Regarding the '567 patent, FIG. 3 shows an electrical circuit for a duplexer 41, including resonators Q1 to Q3 that are electrically coupled to each other via coupling capacitors Cs1 and Cs2 to provide a three-stage bandpass filter BPF1. Duplexer 41 also includes resonators Q4 to Q6 that are electrically coupled to each other via coupling capacitors Cs3 and Cs4 to provide a the three-stage bandpass filter BPF2.
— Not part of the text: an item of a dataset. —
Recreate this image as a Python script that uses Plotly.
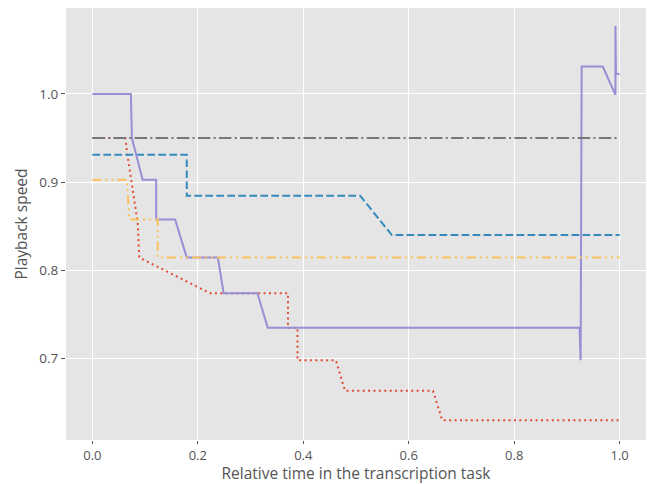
import plotly.graph_objects as go

# Series data (relative time, playback speed)
red_x = [0, 0.0625, 0.066, 0.072, 0.078, 0.083, 0.086, 0.088, 0.089, 0.2235, 0.371, 0.371, 0.389, 0.389, 0.462, 0.479, 0.646, 0.6635, 1.0]
red_y = [0.95, 0.95, 0.933, 0.910, 0.886, 0.869, 0.854, 0.827, 0.8145, 0.774, 0.774, 0.735, 0.735, 0.698, 0.698, 0.6634, 0.6634, 0.6302, 0.6302]

blue_x = [0, 0.179, 0.179, 0.508, 0.568, 1.0]
blue_y = [0.931, 0.931, 0.8845, 0.8845, 0.840, 0.840]

purple_x = [0, 0.073, 0.075, 0.0953, 0.121, 0.121, 0.157, 0.179, 0.238, 0.249, 0.313, 0.3326, 0.924, 0.926, 0.928, 0.968, 0.992, 0.992, 0.993, 1.0]
purple_y = [1.0, 1.0, 0.95, 0.9026, 0.9026, 0.8577, 0.8577, 0.8145, 0.8145, 0.774, 0.774, 0.735, 0.735, 0.698, 1.031, 1.031, 0.999, 1.077, 1.0226, 1.0226]

gray_x = [0, 1.0]
gray_y = [0.95, 0.95]

yellow_x = [0, 0.0655, 0.070, 0.124, 0.124, 1.0]
yellow_y = [0.9026, 0.9026, 0.8577, 0.8577, 0.8145, 0.8145]

x_ticks = [0.0, 0.2, 0.4, 0.6, 0.8, 1.0]
y_ticks = [0.7, 0.8, 0.9, 1.0]

series = [
    (red_x, red_y, "#E24A33", "2px,3.4px"),
    (blue_x, blue_y, "#348ABD", "7.7px,3.3px"),
    (purple_x, purple_y, "#988ED5", "solid"),
    (gray_x, gray_y, "#777777", "12.5px,3.3px,2px,3.3px"),
    (yellow_x, yellow_y, "#FBC15E", "9px,4px,2px,4px,2px,4px"),
]

fig = go.Figure()
for xs, ys, color, dash in series:
    fig.add_trace(go.Scatter(x=xs, y=ys, mode="lines",
                             line=dict(color=color, width=2, dash=dash),
                             showlegend=False, hoverinfo="skip"))

font_family = "Open Sans"
fig.update_layout(
    width=647, height=484,
    margin=dict(l=66, r=1, t=8, b=44),
    paper_bgcolor="white",
    plot_bgcolor="#E5E5E5",
    font=dict(family=font_family, color="#555555", size=13),
)
fig.update_xaxes(
    range=[-0.05, 1.05], tickvals=x_ticks, tickformat=".1f",
    showgrid=True, gridcolor="white", gridwidth=1, zeroline=False,
    ticks="outside", ticklen=3, tickcolor="#555555", tickwidth=1,
    tickfont=dict(size=13, color="#555555"),
    title=dict(text="Relative time in the transcription task", font=dict(size=15.5, color="#555555"), standoff=4),
    showline=False, automargin=False,
)
fig.update_yaxes(
    range=[0.6077, 1.0974], tickvals=y_ticks, tickformat=".1f",
    showgrid=True, gridcolor="white", gridwidth=1, zeroline=False,
    ticks="outside", ticklen=4, tickcolor="#555555", tickwidth=1,
    tickfont=dict(size=13.5, color="#555555"),
    title=dict(text="Playback speed", font=dict(size=15.5, color="#555555"), standoff=7),
    showline=False, automargin=False,
)

fig.write_html("out.html", config={"displayModeBar": False},
               post_script="document.body.style.margin='0';document.body.style.overflow='hidden';")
The bandpass-bandpass-filter architectures in the duplexers of the '156 patent and the '567 patent have at least the following disadvantages. First, when combining bandpass filters to form a duplexer, it is difficult to properly match the filter impedances to obtain the desired performance for each bandpass filter. For example, prior art duplexers may have for the channel of one bandpass filter short-circuit-like impedance at the other channel's passband. Consequently, passband performance may suffer due to the impedance mismatching often found in prior art duplexers employing bandpass-bandpass-filter architecture. Second, it is difficult to adjust a pole in a bandpass filter to provide a desired attenuation pattern, without simultaneously altering in an undesired manner another portion of the attenuation pattern. This is because adjustment of a pole in a bandpass filter tends to also move one or more other poles in the bandpass filter, which may tend to alter the attenuation pattern of the bandpass filter in an undesired manner.
Thus, there is a need for multiplexers, which overcome these and other problems of the prior art.